Luno can see that as cryptocurrencies develop over the next ten years, they can become part of everyone’s lives, solving many of the issues currently associated with existing fiat currencies.
Commenting after his keynote at AfricaCom, Swanepoel said: “Cryptocurrencies are on a growth path which can help solve the fundamental problems of the existing monetary system, which in many parts of Africa is not fit for purpose. At the moment we tend to hear about the perceived issues with crypto and although these stories make headlines, they also serve to make us forget the problems which have beset the traditional financial systems in Africa.
“Africans using traditional currencies are often faced with high transaction costs, inflation and currency devaluation, exorbitant interest rates and high levels of fraud. Coupled with all this – accessing the existing system (despite the fact that many have a mobile phone and conduct other elements of their lives online) is still incredibly restrictive.”
This has, in turn, led to a lack of financial inclusion and huge unbanked deposits, which does not help people or nations and severely hampers economic growth and financial freedom.
“It will take time for the full benefits of cryptocurrencies to be seen. Cryptocurrencies have only effectively been in general circulation for five to ten years, so it is still nascent, but like the early adopters of the internet, the long-term benefits are very clear.”

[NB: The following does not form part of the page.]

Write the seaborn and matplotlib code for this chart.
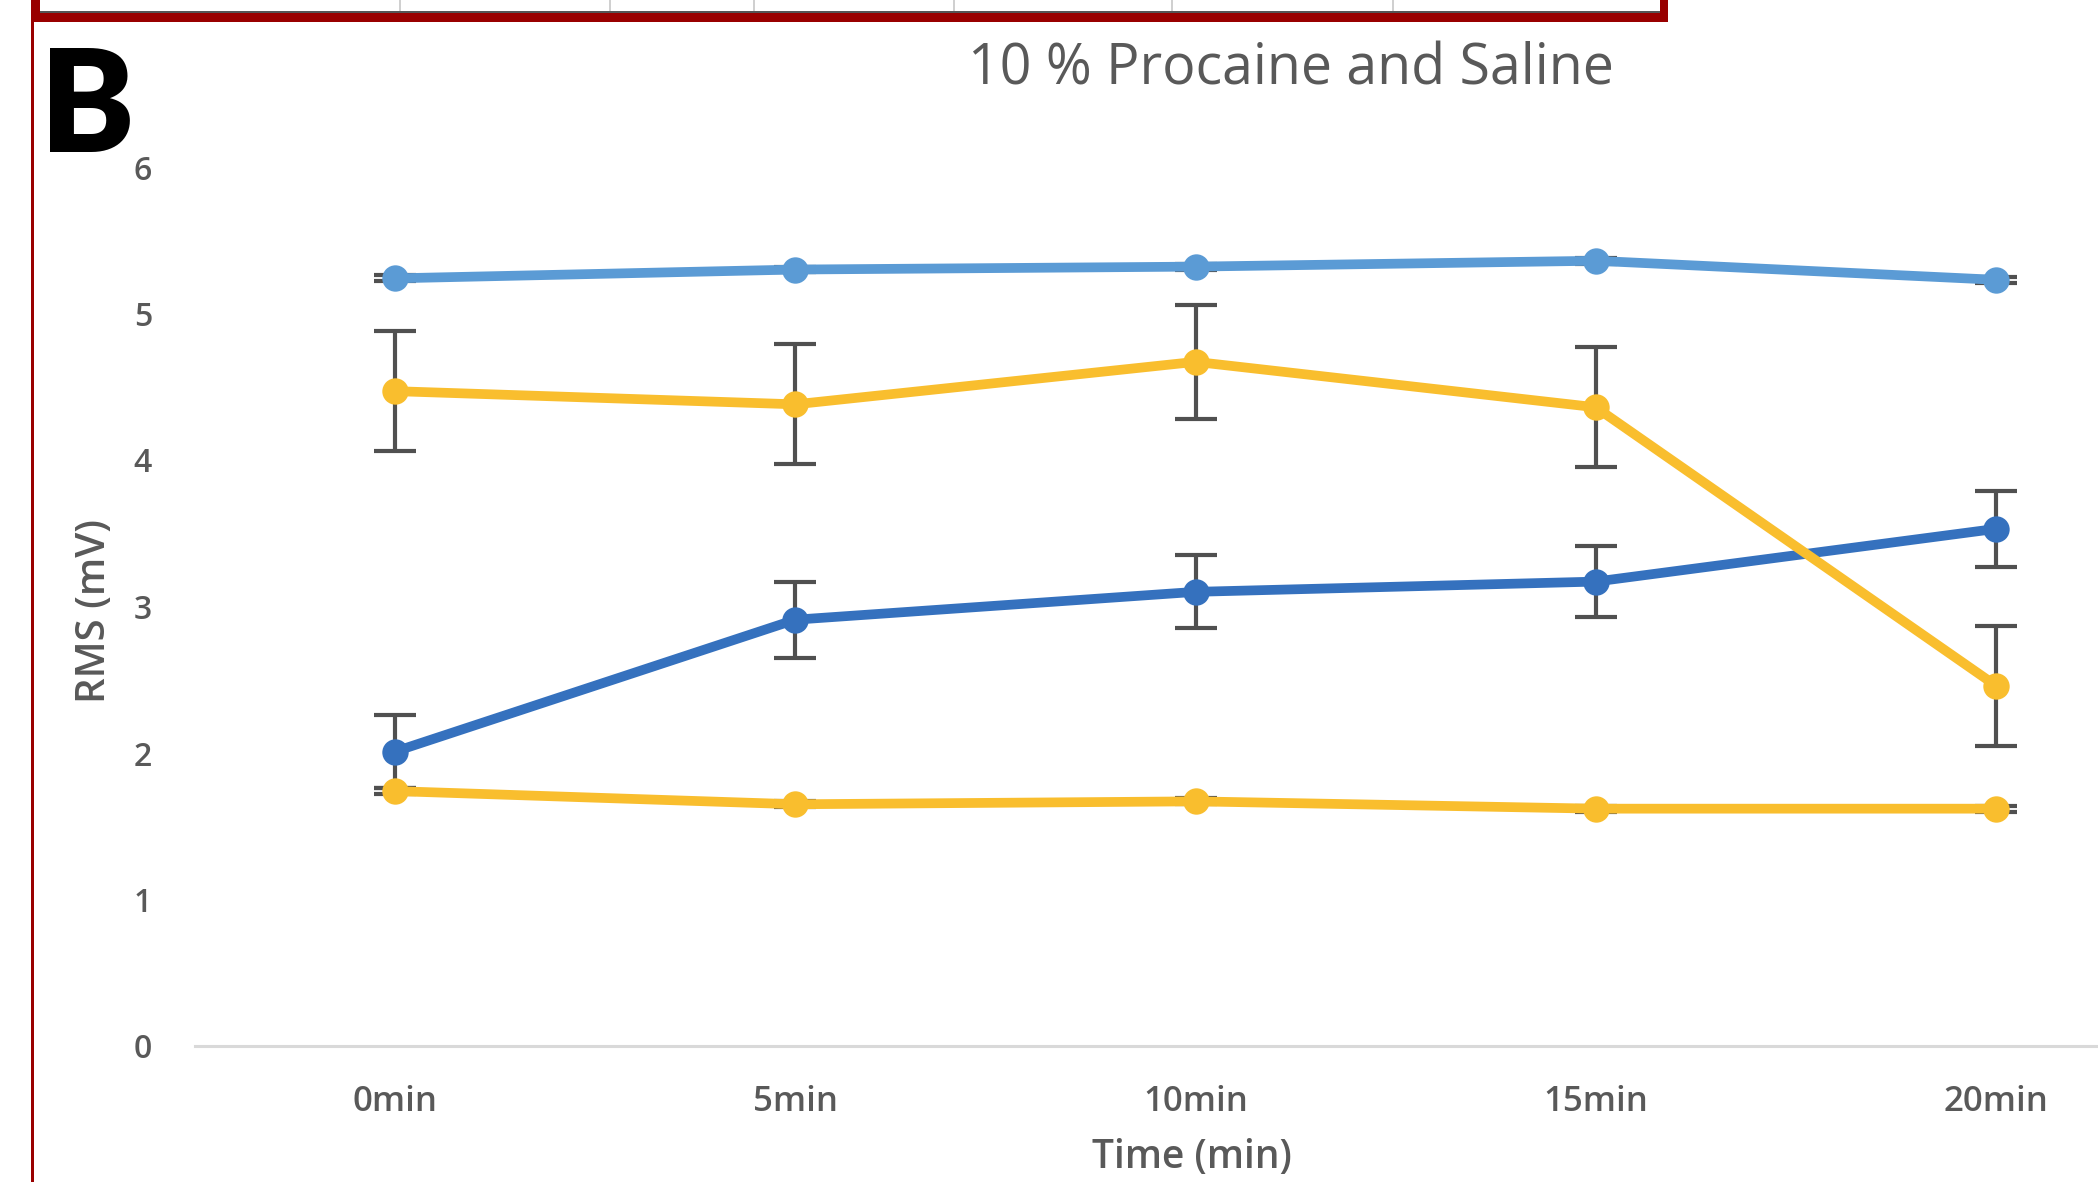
import matplotlib
matplotlib.use("Agg")
import matplotlib.pyplot as plt
import matplotlib.patches as mpatches
import numpy as np
import pandas as pd
import seaborn as sns

# ---- data -------------------------------------------------------------
time_labels = ["0min", "5min", "10min", "15min", "20min"]

saline_upper = [5.24, 5.30, 5.32, 5.36, 5.23]
saline_upper_err = [0.02, 0.02, 0.02, 0.02, 0.02]

procaine_upper = [4.47, 4.38, 4.67, 4.36, 2.46]
procaine_upper_err = [0.41, 0.41, 0.39, 0.41, 0.41]

procaine_lower = [2.01, 2.91, 3.10, 3.17, 3.53]
procaine_lower_err = [0.25, 0.26, 0.25, 0.245, 0.26]

saline_lower = [1.74, 1.65, 1.67, 1.62, 1.62]
saline_lower_err = [0.02, 0.02, 0.02, 0.02, 0.02]

series_names = ["light blue", "dark blue", "gold upper", "gold lower"]
series_values = [saline_upper, procaine_lower, procaine_upper, saline_lower]
series_errors = [saline_upper_err, procaine_lower_err, procaine_upper_err, saline_lower_err]
series_colors = ["#5B9BD5", "#3571BE", "#F9BE2E", "#F9BE2E"]

y_ticks = [0, 1, 2, 3, 4, 5, 6]

# ---- figure -----------------------------------------------------------
sns.set_theme(style="white")
plt.rcParams["font.family"] = ["Open Sans", "DejaVu Sans"]

W, H = 2098, 1182
fig = plt.figure(figsize=(W / 100, H / 100), dpi=100)
fig.patch.set_facecolor("white")

# plot area in pixel terms: x from 195 to 2196 (runs past the right edge), y 0 at 1046, 6 at 167
ax = fig.add_axes([195 / W, 1 - 1046 / H, 2001 / W, (1046 - 167) / H])
ax.set_facecolor("white")

positions = np.arange(len(time_labels))
rows = []
for name, vals in zip(series_names, series_values):
    for p, v in zip(positions, vals):
        rows.append({"pos": p, "rms": v, "series": name})
df = pd.DataFrame(rows)

text_gray = "#595959"

# error bars behind the lines
for vals, errs in zip(series_values, series_errors):
    ax.errorbar(positions, vals, yerr=errs, fmt="none", ecolor="#505050",
                elinewidth=3, capsize=15, capthick=3, zorder=1)

sns.lineplot(data=df, x="pos", y="rms", hue="series", hue_order=series_names,
             palette=dict(zip(series_names, series_colors)), marker="o",
             markersize=19, markeredgewidth=0, linewidth=7, legend=False,
             errorbar=None, sort=False, ax=ax, zorder=2)

ax.set_xlim(-0.5, 4.5)
ax.set_ylim(0, 6)
ax.set_xticks(positions)
ax.set_xticklabels(time_labels, fontweight="semibold")
ax.set_yticks(y_ticks)
ax.set_yticklabels([str(t) for t in y_ticks], fontweight="semibold")
ax.tick_params(axis="x", length=0, pad=28, labelsize=25, labelcolor=text_gray)
ax.tick_params(axis="y", length=0, pad=31, labelsize=23, labelcolor=text_gray)

for side in ["top", "right", "left"]:
    ax.spines[side].set_visible(False)
ax.spines["bottom"].set_color("#D9D9D9")
ax.spines["bottom"].set_linewidth(2.2)

ax.set_xlabel("Time (min)", fontsize=28, color=text_gray, va="baseline",
              fontweight="semibold")
ax.xaxis.set_label_coords(0.498, (1046 - 1168) / 879)
ax.set_ylabel("RMS (mV)", fontsize=29, color=text_gray, va="center",
              fontweight="semibold")
ax.yaxis.set_label_coords(-0.05, 0.495)

fig.text(1291 / W, 1 - 70 / H, "10 % Procaine and Saline", fontsize=40,
         color=text_gray, ha="center", va="center")

# panel letter
fig.text(40 / W, 1 - 152 / H, "B", fontsize=102, fontweight="heavy",
         family=["Lato", "DejaVu Sans"], color="black", ha="left", va="baseline")

# frame from the panel above: red border with white strip and light cell lines
red = "#990000"
fig.patches.append(mpatches.Rectangle((31 / W, 1 - 22 / H), (1668 - 31) / W, 22 / H,
                                      transform=fig.transFigure, facecolor=red,
                                      edgecolor="none", zorder=5))
fig.patches.append(mpatches.Rectangle((40 / W, 1 - 11 / H), (1660 - 40) / W, 11 / H,
                                      transform=fig.transFigure, facecolor="white",
                                      edgecolor="none", zorder=6))
fig.patches.append(mpatches.Rectangle((40 / W, 1 - 13 / H), (1660 - 40) / W, 2 / H,
                                      transform=fig.transFigure, facecolor="#555555",
                                      edgecolor="none", zorder=6))
for cx in [399, 609, 753, 953, 1171, 1392]:
    fig.patches.append(mpatches.Rectangle((cx / W, 1 - 11 / H), 1.5 / W, 11 / H,
                                          transform=fig.transFigure, facecolor="#D0D0D0",
                                          edgecolor="none", zorder=7))
fig.patches.append(mpatches.Rectangle((31 / W, 0), 3 / W, 1, transform=fig.transFigure,
                                      facecolor=red, edgecolor="none", zorder=5))

fig.savefig("out.png", dpi=100, facecolor="white")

Swanepoel had a clear message for the conference audience which was that cryptocurrencies are alive and well. They are about to enter a very significant and exciting period, and through forward-thinking and proactive regulation, countries across Africa can set themselves up for future growth and success.
Luno is continuing to put its support behind regulators who are embracing cryptocurrencies and which recognise all the long term benefits a secure and transparent blockchain system offers, especially for developing markets. As the company expands across Africa, collaboration with regulators, governments and the broader financial ecosystem will be key.

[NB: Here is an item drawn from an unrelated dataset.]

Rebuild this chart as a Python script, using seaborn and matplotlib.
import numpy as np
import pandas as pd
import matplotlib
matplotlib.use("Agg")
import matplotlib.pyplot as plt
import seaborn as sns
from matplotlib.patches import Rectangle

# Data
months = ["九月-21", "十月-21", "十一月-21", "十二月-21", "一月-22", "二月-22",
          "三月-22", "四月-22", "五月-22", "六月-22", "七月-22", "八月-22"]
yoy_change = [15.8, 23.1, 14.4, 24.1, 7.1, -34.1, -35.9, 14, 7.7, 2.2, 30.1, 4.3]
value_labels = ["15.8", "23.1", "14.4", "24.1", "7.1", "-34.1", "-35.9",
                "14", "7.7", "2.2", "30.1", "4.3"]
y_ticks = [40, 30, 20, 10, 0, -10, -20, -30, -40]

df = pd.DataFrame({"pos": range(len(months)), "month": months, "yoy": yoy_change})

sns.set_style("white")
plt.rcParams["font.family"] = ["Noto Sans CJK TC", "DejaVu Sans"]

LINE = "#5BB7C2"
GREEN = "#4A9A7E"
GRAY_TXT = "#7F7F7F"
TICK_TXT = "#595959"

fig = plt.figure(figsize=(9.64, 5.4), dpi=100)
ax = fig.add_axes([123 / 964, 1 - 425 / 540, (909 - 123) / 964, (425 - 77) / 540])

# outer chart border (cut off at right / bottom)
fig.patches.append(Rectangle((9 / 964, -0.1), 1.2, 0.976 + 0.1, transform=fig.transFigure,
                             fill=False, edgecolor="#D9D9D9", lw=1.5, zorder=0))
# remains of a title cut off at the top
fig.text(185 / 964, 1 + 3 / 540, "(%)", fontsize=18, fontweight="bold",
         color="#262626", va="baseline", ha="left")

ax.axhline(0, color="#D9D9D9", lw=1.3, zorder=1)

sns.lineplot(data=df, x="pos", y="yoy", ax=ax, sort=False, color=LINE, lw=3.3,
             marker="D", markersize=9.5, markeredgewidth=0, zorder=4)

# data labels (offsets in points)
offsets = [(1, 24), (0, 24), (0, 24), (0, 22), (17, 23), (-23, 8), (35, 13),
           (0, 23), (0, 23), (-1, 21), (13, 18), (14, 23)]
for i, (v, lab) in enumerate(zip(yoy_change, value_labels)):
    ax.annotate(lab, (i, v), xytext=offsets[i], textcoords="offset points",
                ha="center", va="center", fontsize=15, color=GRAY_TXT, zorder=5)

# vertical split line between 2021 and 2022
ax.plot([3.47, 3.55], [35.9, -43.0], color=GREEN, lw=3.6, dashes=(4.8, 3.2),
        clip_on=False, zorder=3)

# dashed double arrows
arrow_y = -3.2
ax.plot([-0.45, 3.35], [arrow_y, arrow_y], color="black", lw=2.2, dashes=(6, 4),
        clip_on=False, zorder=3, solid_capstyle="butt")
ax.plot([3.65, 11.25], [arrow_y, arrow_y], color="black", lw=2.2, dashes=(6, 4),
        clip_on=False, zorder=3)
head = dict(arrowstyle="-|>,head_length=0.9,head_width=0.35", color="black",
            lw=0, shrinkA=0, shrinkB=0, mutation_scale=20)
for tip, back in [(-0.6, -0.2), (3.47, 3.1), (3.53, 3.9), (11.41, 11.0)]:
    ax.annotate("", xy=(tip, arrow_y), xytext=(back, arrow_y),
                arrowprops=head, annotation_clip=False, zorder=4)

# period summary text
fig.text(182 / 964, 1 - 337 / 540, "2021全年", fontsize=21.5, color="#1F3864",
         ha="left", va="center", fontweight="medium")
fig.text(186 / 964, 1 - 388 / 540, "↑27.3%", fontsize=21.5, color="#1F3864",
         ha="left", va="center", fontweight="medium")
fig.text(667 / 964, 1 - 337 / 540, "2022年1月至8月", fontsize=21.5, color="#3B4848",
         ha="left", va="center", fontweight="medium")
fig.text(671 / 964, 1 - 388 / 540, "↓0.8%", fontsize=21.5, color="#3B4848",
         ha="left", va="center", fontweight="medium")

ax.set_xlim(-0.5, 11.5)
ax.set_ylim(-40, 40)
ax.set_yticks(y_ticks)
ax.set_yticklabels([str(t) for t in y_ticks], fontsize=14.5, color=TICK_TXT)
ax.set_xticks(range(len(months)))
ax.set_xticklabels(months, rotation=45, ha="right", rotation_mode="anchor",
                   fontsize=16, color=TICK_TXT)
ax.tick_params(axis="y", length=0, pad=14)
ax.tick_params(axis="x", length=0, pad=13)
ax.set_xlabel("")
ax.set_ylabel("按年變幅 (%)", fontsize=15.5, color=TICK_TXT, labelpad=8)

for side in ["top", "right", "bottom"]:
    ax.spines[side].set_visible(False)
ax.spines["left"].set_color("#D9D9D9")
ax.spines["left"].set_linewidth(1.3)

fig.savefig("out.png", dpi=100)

Swanepoel concluded: “Cryptocurrencies will be life-changing for many millions of people in Africa. For the unbanked and those that lose out every time they deal with the existing financial services sector, there lies ahead a better way of moving, storing and exchanging value. We just have to remember that cryptocurrencies are very new, and will need time to develop to its full potential.
“Luno is at the forefront of bringing this inevitable change to the world in a responsible way. Markets which are prepared to see the potential and work with the cryptocurrency industry will very quickly move ahead of jurisdictions which refuse to change. We’ve seen this in every sector which technology touches, and the financial technology and cryptocurrency sector will be no different.”